Jährlich fallen allein in Deutschland Millionen Tonnen Kunststoffabfälle an, die größtenteils verbrannt werden. Forscher wollen nun Bakterien dazu bringen, diese Abfälle in Biopolymere umzuwandeln.
„Bis auf wenige Ausnahmen sind Polymere erdölbasiert. Vor dem Hintergrund der Frage nach der Ressourcenschonung gibt es jedoch inzwischen verstärkt Forschungsaktivitäten, um sogenannte Biokunststoffe aus nachwachsenden Rohstoffen herzustellen“, beschreibt Springer-Autor Werner Skolaut in „Maschinenbau“ (Seite 345) den Entwicklungstrend. Aber auch umgekehrt, vom Endprodukt zurück zu den Rohstoffen, versuchen Forscher Entwicklungswege zu öffnen: Unter der Koordination von Aachener Biologen verfolgen Wissenschaftler in dem europäischen Verbundforschungsprojekt P4SB – die Kurzform für From Plastic waste to Plastic value using Pseudomonas putida Synthetic Biology – das Ziel, Mikroben dazu zu bringen Bausteine erdölbasierter Kunststoffe in Bioplastik umzuwandeln.

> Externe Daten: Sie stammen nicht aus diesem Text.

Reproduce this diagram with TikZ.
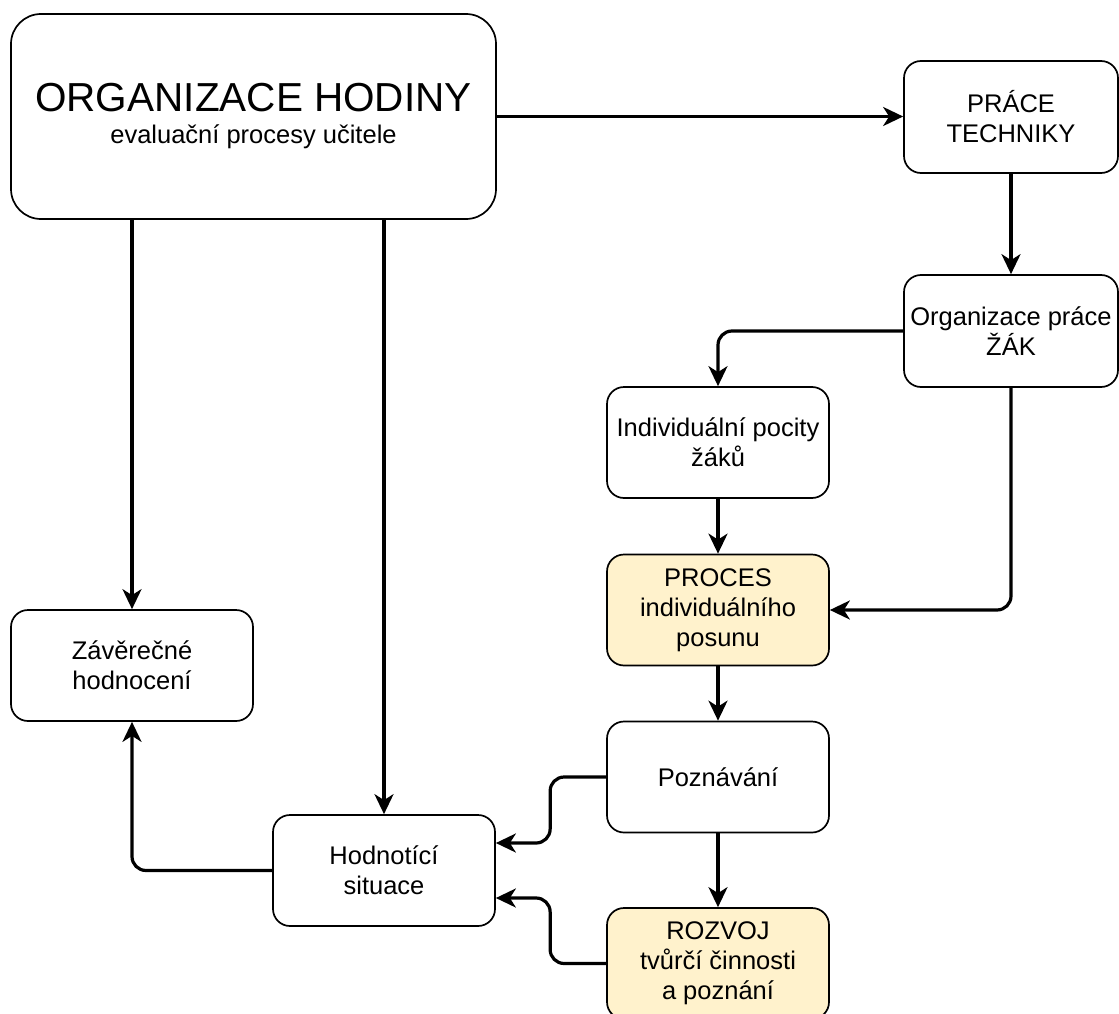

„Die EU macht strenge Vorgaben für das Recycling von Kunststoffabfällen“, erklärt Lars Blank vom Lehrstuhl für Angewandte Mikrobiologie der RWTH Aachen. „Bis 2020 sollen 50 Prozent der PET-Kunststoffe, die man etwa als Getränkeflaschen kennt, recycelt werden. Aktuell sind es 30 Prozent. Und PU-Schäume, die für Matratzen, Autositze oder als Dämmmaterialien verwendet werden, sollen sogar zu 70 Prozent wiederverwertet werden. Im Moment werden unter fünf Prozent recycelt.“ Die meisten dieser Abfälle wandern hierzulande in Müllverbrennungsanlagen, obwohl sie eigentlich ein Wertstoff sind – wenn auch ein problematischer. Manche Kunststoffe brauchen etwa 500 Jahre, bis sie vollständig zersetzt sind. In vielen Ländern ohne funktionierende Entsorgung landen die Plastikabfälle in der Landschaft oder im Meer, wo sie große Schäden anrichten.
Kunststofffressende Organismen
Die Forscher wollen mit ihrem Projekt dazu beitragen, die Recyclingquoten zu verbessern, indem sie aus Bakterien plastikfressende Organismen machen. Allerdings: „Wir stehen vor großen Herausforderungen, weil einige Prozesse bisher nur in Einzelschritten bekannt sind, manche sogar nur in der Theorie“, sagt Blank. In dem Konsortium bündeln deshalb Experten aus den Bereichen Synthetische Biologie, Metabolic Engineering, Enzymologie, Prozesstechnik, Polymerwissenschaft und Umweltforschung ihr Know-how.
Die Forschergruppe plant folgende Schritte: Zuerst setzen sie den zerkleinerten Kunststoffabfällen Enzyme zu, damit diese die Bindungen der Polymere in Monomere als Einzelbausteine aufspalten. Im zweiten Schritt fressen Bakterien die Monomere, um sie in einem dritten in Biokunststoff umzuwandeln – wobei sie das Material sogar mit bestimmten Eigenschaften ausstatten sollen. Abschließend sollen die Bakterien dann Bioplastik-Bausteine ausscheiden.
Verknüpfung der einzelnen Schritte
Der letzte Schritt ist derzeit noch ein theoretischer: Sollte das Prinzip im Labor funktionieren, müssten die Bakterien nach dem dritten Schritt nicht wie bislang „sterben“, damit die Forscher an das Bioplastik gelangen, sondern die winzigen einzelligen Lebewesen könnten überleben und die Schritte zwei und drei ständig wiederholen. Blank: „Es geht aber nicht nur darum, die einzelnen Schritte umzusetzen. Wir müssen sie miteinander verknüpfen und die entsprechenden Werkzeuge dafür entwickeln.“ In vier Jahren soll der gesamte Prozess im Labormaßstab funktionieren.